@honnibal , Finally I was able to make it work , look at the below code and let me know if its ok. I added deepcopy(vector) as it was getting reset from best_model. If its ok, I have a path now to continue.
However, one clarification I have is, as we are saving vector and putting it back, is the vector updated with the learning it has or it is static from the word2vec model ? or should we move the
nlp.vocab.vectors = vectors before nlp.vocab.vectors = Vectors()
so that we can save the updated vector
#Save the Vectors
vectors = nlp.vocab.vectors
print("lenght of vectors is ", len(vectors))
for i in range(n_iter):
loss = 0.
random.shuffle(examples)
for batch in cytoolz.partition_all(batch_size,
tqdm.tqdm(examples, leave=False)):
batch = list(batch)
loss += model.update(batch, revise=False, drop=dropout)
if len(evals) > 0:
with nlp.use_params(model.optimizer.averages):
acc = model.evaluate(tqdm.tqdm(evals, leave=False))

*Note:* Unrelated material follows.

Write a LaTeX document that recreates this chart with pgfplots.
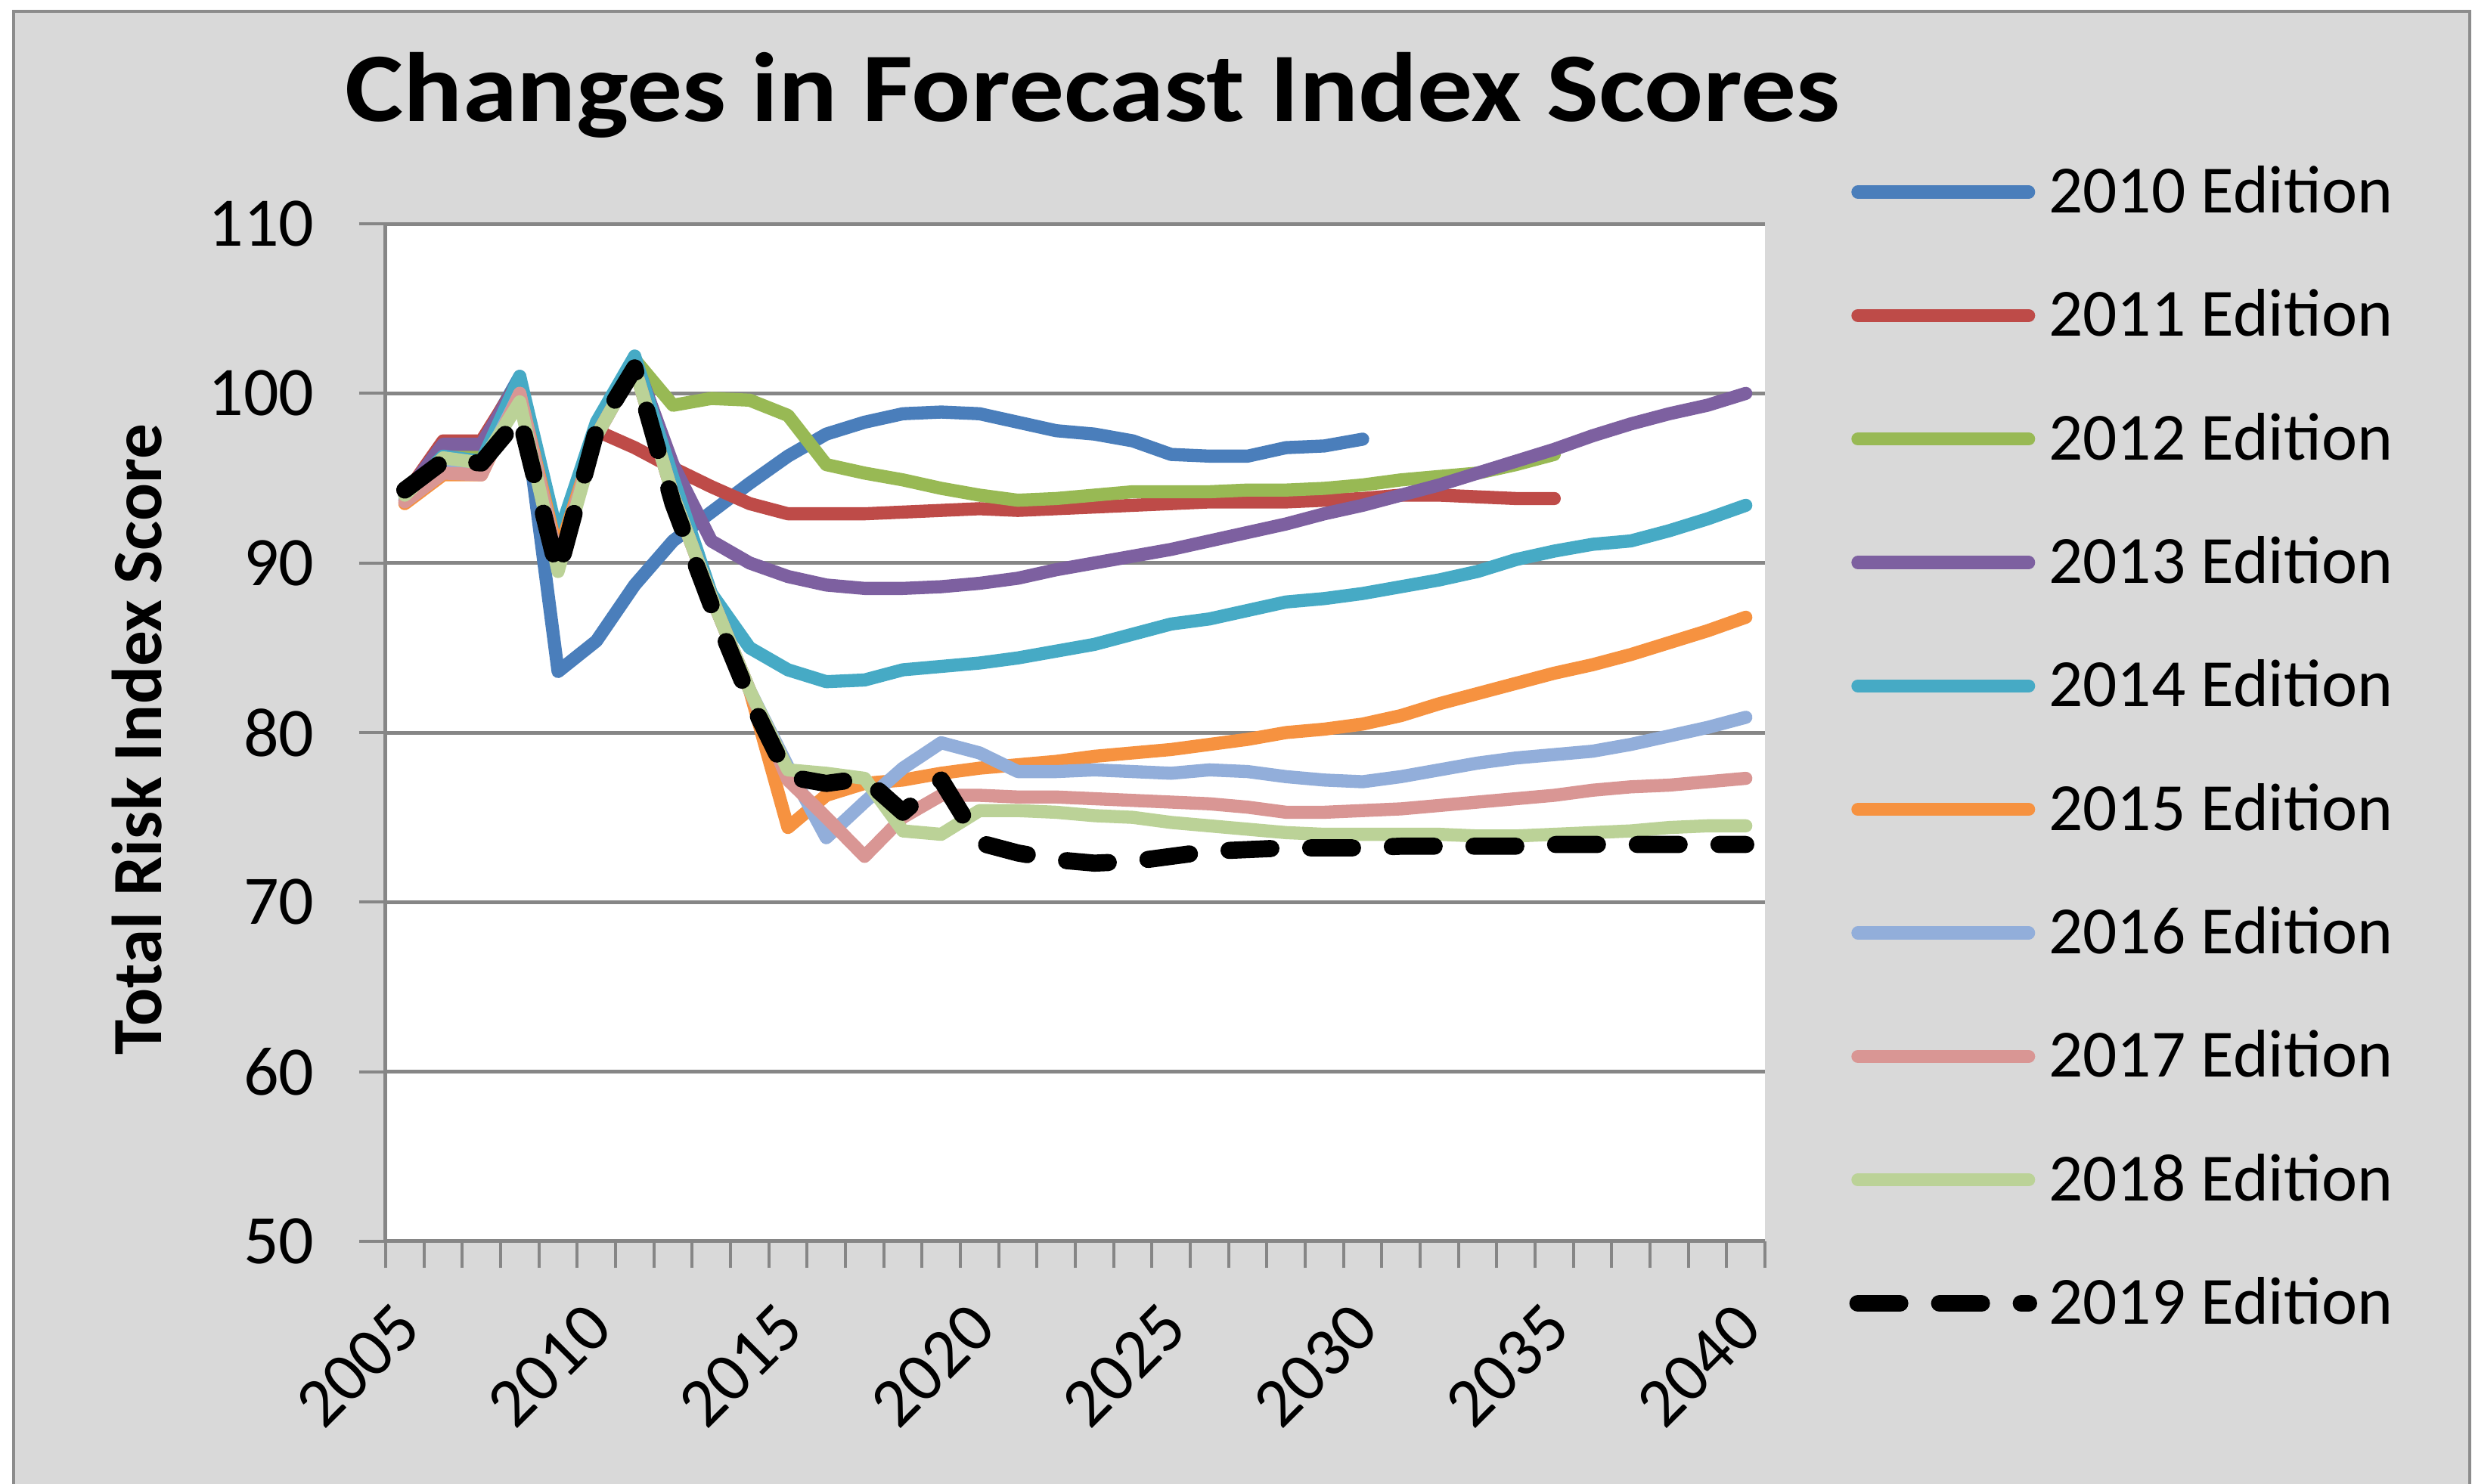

if acc['accuracy'] > best_acc['accuracy']:
best_acc = dict(acc)
nlp.vocab.vectors = Vectors()
best_model = nlp.to_bytes()
nlp.vocab.vectors = vectors
print_(printers.tc_update(i, loss, acc))
if len(evals) > 0:
print_(printers.tc_result(best_acc))
if output_model is not None:
if best_model is not None:
#I had to do this, as nlp.from_bytes was resetting vector to 0 length. This works ok now
vectors_save = deepcopy(vectors)
nlp = nlp.from_bytes(best_model)
nlp.vocab.vectors = vectors_save
msg = export_model_data(output_model, nlp, examples, evals)
print_(msg)
return best_acc['accuracy']